EX-5.1 2 i22075_ex5-1.htm

Exhibit 5.1

 

 

February 18, 2022

Concierge Technologies, Inc.

120 Calle Iglesia, Unit B

San Clemente, CA, 92672

 

Re: Registration Statement on Form S-1, Registration No. 333-261522

 

Ladies and Gentlemen:

We have acted as counsel to Concierge Technologies, Inc., a Nevada corporation (the “Company”), in connection with the preparation of the Company’s registration statement on Form S-1 (Registration No. 333-261522), under the Securities Act of 1933, as amended (the “Securities Act”), initially filed by the Company with the Securities and Exchange Commission (the “Commission”) on December 7, 2021, as thereafter amended or supplemented (the “Registration Statement”). The Registration Statement relates to the registration of the proposed offer and sale of up to an aggregate of [2,388,060] shares (the “Shares”) of common stock of the Company, par value $0.001 per share (the “Common Stock”). The Shares are to be sold by the Company in accordance with an Underwriting Agreement, in the proposed form filed as Exhibit 1.1 to the Registration Statement (the “Agreement”), by and between the Company and Maxim Group, LLC, (the “Underwriter”), as described in the Registration Statement.
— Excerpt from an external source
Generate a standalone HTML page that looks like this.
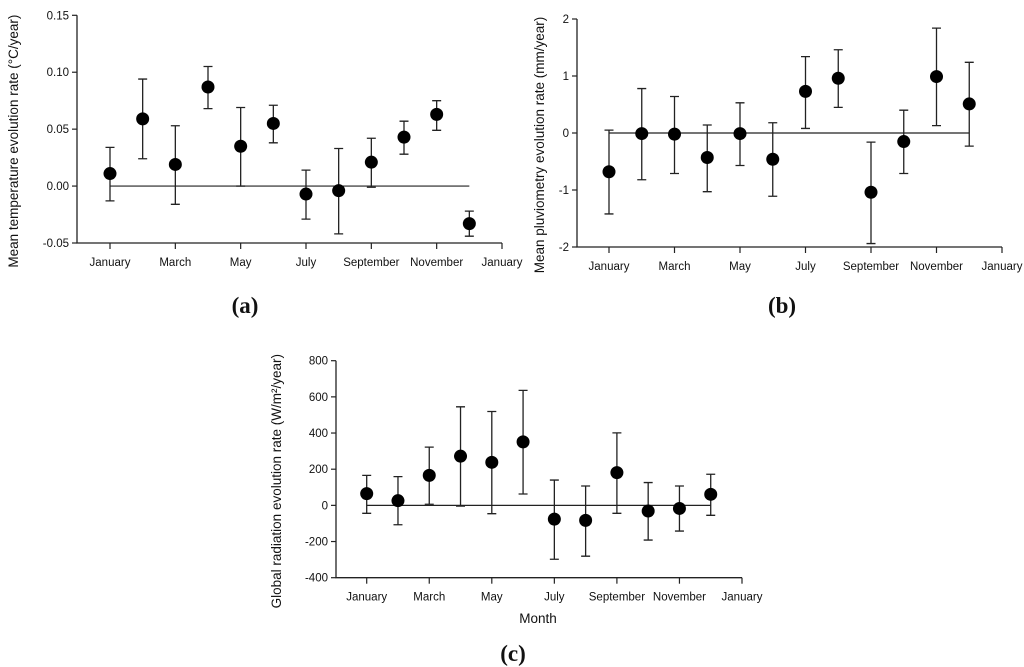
<!DOCTYPE html>
<html><head><meta charset="utf-8"><style>
body{margin:0;background:#fff;width:1024px;height:667px;overflow:hidden}
svg{display:block}
text{font-family:"Liberation Sans",Arial,sans-serif;fill:#111}
.lbl{font-family:"Liberation Serif",serif;font-weight:bold;font-size:23px}
</style></head><body>
<svg id="fig" width="1024" height="667" viewBox="0 0 1024 667"></svg>
<script>
const months = ["January","March","May","July","September","November","January"];
const tempVals = [0.011,0.059,0.019,0.087,0.035,0.055,-0.007,-0.004,0.021,0.043,0.063,-0.033];
const tempHi = [0.034,0.094,0.053,0.105,0.069,0.071,0.014,0.033,0.042,0.057,0.075,-0.022];
const tempLo = [-0.013,0.024,-0.016,0.068,0.000,0.038,-0.029,-0.042,-0.001,0.028,0.049,-0.044];
const tempTicks = [-0.05,0.00,0.05,0.10,0.15];
const rainVals = [-0.68,-0.01,-0.02,-0.43,-0.01,-0.46,0.73,0.96,-1.04,-0.15,0.99,0.51];
const rainHi = [0.05,0.78,0.64,0.14,0.53,0.18,1.34,1.46,-0.16,0.40,1.84,1.24];
const rainLo = [-1.42,-0.82,-0.71,-1.03,-0.57,-1.11,0.08,0.45,-1.94,-0.71,0.13,-0.23];
const rainTicks = [-2,-1,0,1,2];
const radVals = [65,26,166,272,238,351,-76,-83,181,-31,-17,61];
const radHi = [166,159,322,545,519,636,140,107,401,126,107,172];
const radLo = [-44,-107,6,-4,-46,63,-298,-281,-44,-192,-142,-55];
const radTicks = [-400,-200,0,200,400,600,800];

const NS="http://www.w3.org/2000/svg";
const svg=document.getElementById('fig');
function mk(tag,attrs,parent,txt){const e=document.createElementNS(NS,tag);for(const k in attrs)e.setAttribute(k,attrs[k]);if(txt!==undefined)e.textContent=txt;(parent||svg).appendChild(e);return e;}

function panel(cfg){
  const g=mk('g',{});
  
  
  const ymin=cfg.ticks[0],ymax=cfg.ticks[cfg.ticks.length-1];
  const y=v=>cfg.yBot-(v-ymin)/(ymax-ymin)*(cfg.yBot-cfg.yTop);
  const step=(cfg.xEnd-cfg.x0)/12;
  const x=i=>cfg.x0+i*step;
  const ax=mk('path',{d:`M${cfg.axL},${cfg.yTop}V${cfg.yBot}H${cfg.xEnd}`,stroke:'#222','stroke-width':1.3,fill:'none'},g);
  
  
  cfg.ticks.forEach(t=>{
    mk('line',{x1:cfg.axL-5,x2:cfg.axL,y1:y(t),y2:y(t),stroke:'#222','stroke-width':1.2},g);
    const tl=mk('text',{x:cfg.axL-8,y:y(t)+4,'text-anchor':'end','font-size':11.5},g,cfg.fmt(t));
    
    
  });
  months.forEach((m,k)=>{
    const xx=x(k*2);
    mk('line',{x1:xx,x2:xx,y1:cfg.yBot,y2:cfg.yBot+6,stroke:'#222','stroke-width':1.2},g);
    const tl=mk('text',{x:xx,y:cfg.yBot+23,'text-anchor':'middle','font-size':11.5},g,m);
    
    
  });
  const zl=mk('line',{x1:x(0),x2:x(11),y1:y(0),y2:y(0),stroke:'#222','stroke-width':1.2},g);
  
  
  cfg.vals.forEach((v,i)=>{
    const xx=x(i);
    const eb=mk('path',{d:`M${xx},${y(cfg.hi[i])}V${y(cfg.lo[i])}M${xx-4.5},${y(cfg.hi[i])}h9M${xx-4.5},${y(cfg.lo[i])}h9`,stroke:'#222','stroke-width':1.3,fill:'none'},g);
    
    
    const c=mk('circle',{cx:xx,cy:y(v),r:6.5,fill:'#000'},g);
    
    
  });
  const yt=mk('text',{transform:`translate(${cfg.ytX},${(cfg.yTop+cfg.yBot)/2+12}) rotate(-90)`,'text-anchor':'middle','font-size':13.5},g,cfg.ytitle);
  
  
  const pl=mk('text',{x:cfg.lblX,y:cfg.lblY,'text-anchor':'middle',class:'lbl'},g,cfg.lbl);
  
  
}
panel({name:'panel-a-temperature',vals:tempVals,hi:tempHi,lo:tempLo,ticks:tempTicks,fmt:t=>t.toFixed(2),
  axL:77,x0:110,xEnd:502,yTop:15.3,yBot:243,ytX:18,ytitle:'Mean temperature evolution rate (°C/year)',lbl:'(a)',lblX:245,lblY:313});
panel({name:'panel-b-pluviometry',vals:rainVals,hi:rainHi,lo:rainLo,ticks:rainTicks,fmt:t=>String(t),
  axL:577,x0:609,xEnd:1002,yTop:19,yBot:247,ytX:544,ytitle:'Mean pluviometry evolution rate (mm/year)',lbl:'(b)',lblX:782,lblY:313});
panel({name:'panel-c-radiation',vals:radVals,hi:radHi,lo:radLo,ticks:radTicks,fmt:t=>String(t),
  axL:336,x0:366.7,xEnd:742,yTop:360.7,yBot:577.7,ytX:281,ytitle:'Global radiation evolution rate (W/m²/year)',lbl:'(c)',lblX:513,lblY:661});
const mt=mk('text',{x:538,y:623,'text-anchor':'middle','font-size':13.5},svg,'Month');


</script>
</body></html>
In rendering this opinion, we have examined the Registration Statement, the Company’s articles of incorporation, as amended, and by-laws, and such other documents, and reviewed such questions of law, as we have deemed advisable in order to render our opinion set forth below. In such examination, we have assumed the genuineness of all signatures, the legal capacity of all natural persons, that all parties (other than the Company) had the requisite power and authority (corporate or otherwise) to execute, deliver and perform such agreements or instruments, that all such agreements or instruments have been duly authorized by all requisite action (corporate or otherwise), executed and delivered by such parties and that such agreements or instruments are valid, binding and enforceable obligations of such parties, the authenticity of all documents submitted to us as originals, the conformity to original documents of all documents submitted to us as certified, conformed or photostatic copies and the authenticity of the originals of such latter documents. In providing this opinion, we have further relied as to certain matters on information obtained from public officials and officers of the Company.
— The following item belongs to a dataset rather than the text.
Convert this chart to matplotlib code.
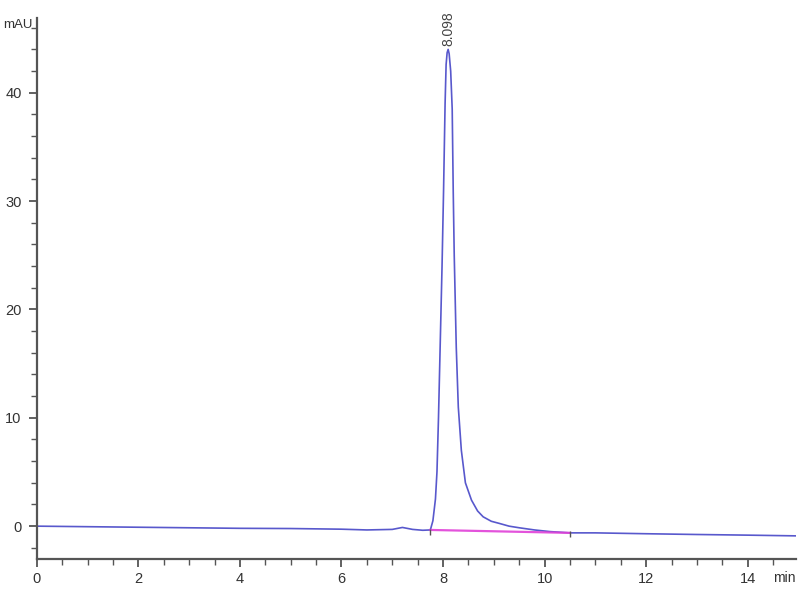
import numpy as np
import matplotlib.pyplot as plt
from matplotlib.ticker import MultipleLocator

# chromatogram trace (min, mAU)
time = [0, 1, 2, 3, 4, 5, 6, 6.5, 7.0, 7.2, 7.4, 7.6, 7.75, 7.8, 7.85, 7.88,
        7.91, 7.95, 7.98, 8.01, 8.04, 8.06, 8.08, 8.1, 8.12, 8.15, 8.18, 8.2,
        8.22, 8.26, 8.3, 8.36, 8.44, 8.56, 8.68, 8.79, 8.95, 9.11, 9.3, 9.5,
        9.8, 10.1, 10.5, 11.0, 12.0, 13.0, 14.0, 15.0]
signal = [0, -0.05, -0.1, -0.15, -0.2, -0.22, -0.28, -0.35, -0.3, -0.12,
          -0.3, -0.38, -0.35, 0.5, 2.5, 5.0, 10.0, 18.0, 24.0, 31.0, 39.0,
          42.6, 43.7, 44.0, 43.6, 42.0, 38.5, 31.0, 25.0, 16.5, 11.0, 7.0,
          4.0, 2.4, 1.4, 0.86, 0.45, 0.25, 0.0, -0.15, -0.35, -0.5, -0.62,
          -0.62, -0.7, -0.77, -0.83, -0.9]

# integration baseline and events
base_t = [7.75, 10.5]
base_y = [-0.35, -0.62]
peak_rt = 8.098
peak_h = 44.0

plt.rcParams['font.family'] = ['Liberation Sans Narrow', 'Liberation Sans', 'DejaVu Sans']

fig = plt.figure(figsize=(8, 6), dpi=100)
ax = fig.add_axes([0.046, 0.068, 0.949, 0.902])

ax.plot(time, signal, color='#3b3bc4', lw=1.2, alpha=0.85)
ax.plot(base_t, base_y, color='#e040d8', lw=1.6, alpha=0.9)
ax.plot(base_t, [y - 0.15 for y in base_y], linestyle='none', marker='|',
        markersize=5, color='#555555')

ax.text(peak_rt, peak_h + 0.3, f'{peak_rt:.3f}', rotation=90, ha='center',
        va='bottom', fontsize=10, color='#444444')

ax.set_xlim(0, 14.95)
ax.set_ylim(-3.05, 46.9)
ax.xaxis.set_major_locator(MultipleLocator(2))
ax.xaxis.set_minor_locator(MultipleLocator(0.5))
ax.yaxis.set_major_locator(MultipleLocator(10))
ax.yaxis.set_minor_locator(MultipleLocator(2))

for s in ['top', 'right']:
    ax.spines[s].set_visible(False)
for s in ['left', 'bottom']:
    ax.spines[s].set_color('#555555')
    ax.spines[s].set_linewidth(1.6)

ax.tick_params(which='major', length=6, width=1.3, color='#555555',
               labelsize=10.5, labelcolor='#333333')
ax.tick_params(axis='y', which='major', pad=5)
ax.tick_params(which='minor', length=4, width=1.0, color='#555555')

fig.text(0.004, 1 - 25 / 600, 'mAU', ha='left', va='center',
         fontsize=9.5, color='#333333')
ax.text(1.0, -0.034, 'min', transform=ax.transAxes, ha='right', va='center',
        fontsize=10, color='#333333')

fig.savefig('out.png', dpi=100)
Based upon the foregoing, and subject to the qualifications, assumptions, limitations and exceptions stated herein, we are of the opinion that when the Agreement has been duly executed and delivered by the respective parties thereto and the Shares have been issued and delivered in accordance with the Agreement against payment in full of the consideration payable therefor as determined by the Board of Directors of the Company or a duly authorized committee thereof and as contemplated by the Agreement, the Shares will be duly authorized, validly issued, fully paid and non-assessable.

   

 

We have not considered, and express no opinion herein as to, the laws of any state or jurisdiction other than the Nevada Revised Statutes, as currently in effect. This opinion letter deals only with the specified legal issues expressly addressed herein, and you should not infer any opinion that is not explicitly stated herein from any matter addressed in this opinion letter.

In rendering the opinion set forth herein, we have assumed that, at the time of the sale of the Shares, (i) the Registration Statement and any amendments thereto (including post-effective amendments) will have become effective and will remain effective; (ii) no stop order of the Commission preventing or suspending the use of the prospectus contained in the Registration Statement will have been issued; (iii) the prospectus contained in the Registration Statement and any required prospectus supplement will have been delivered to the purchaser of the Shares as required in accordance with applicable law; (iv) the requisite corporate power and authority referred to above will not have been modified or rescinded; and (v) there will not have been a change in the law affecting the authorization, execution, delivery or validity of fully paid status of the Shares.

We hereby consent to the filing of this opinion with the Commission as an exhibit to the Registration Statement. We further consent to the reference to our firm under the caption “Legal Matters” in the prospectus constituting a part of the Registration Statement. In giving this consent, we are not admitting that we are within the category of persons whose consent is required under Section 7 of the Securities Act or the rules and regulations of the Commission. This opinion is given as of the date hereof and we assume no obligation to update or supplement such opinion after the date hereof to reflect any facts or circumstances that may thereafter come to our attention or any changes that may thereafter occur.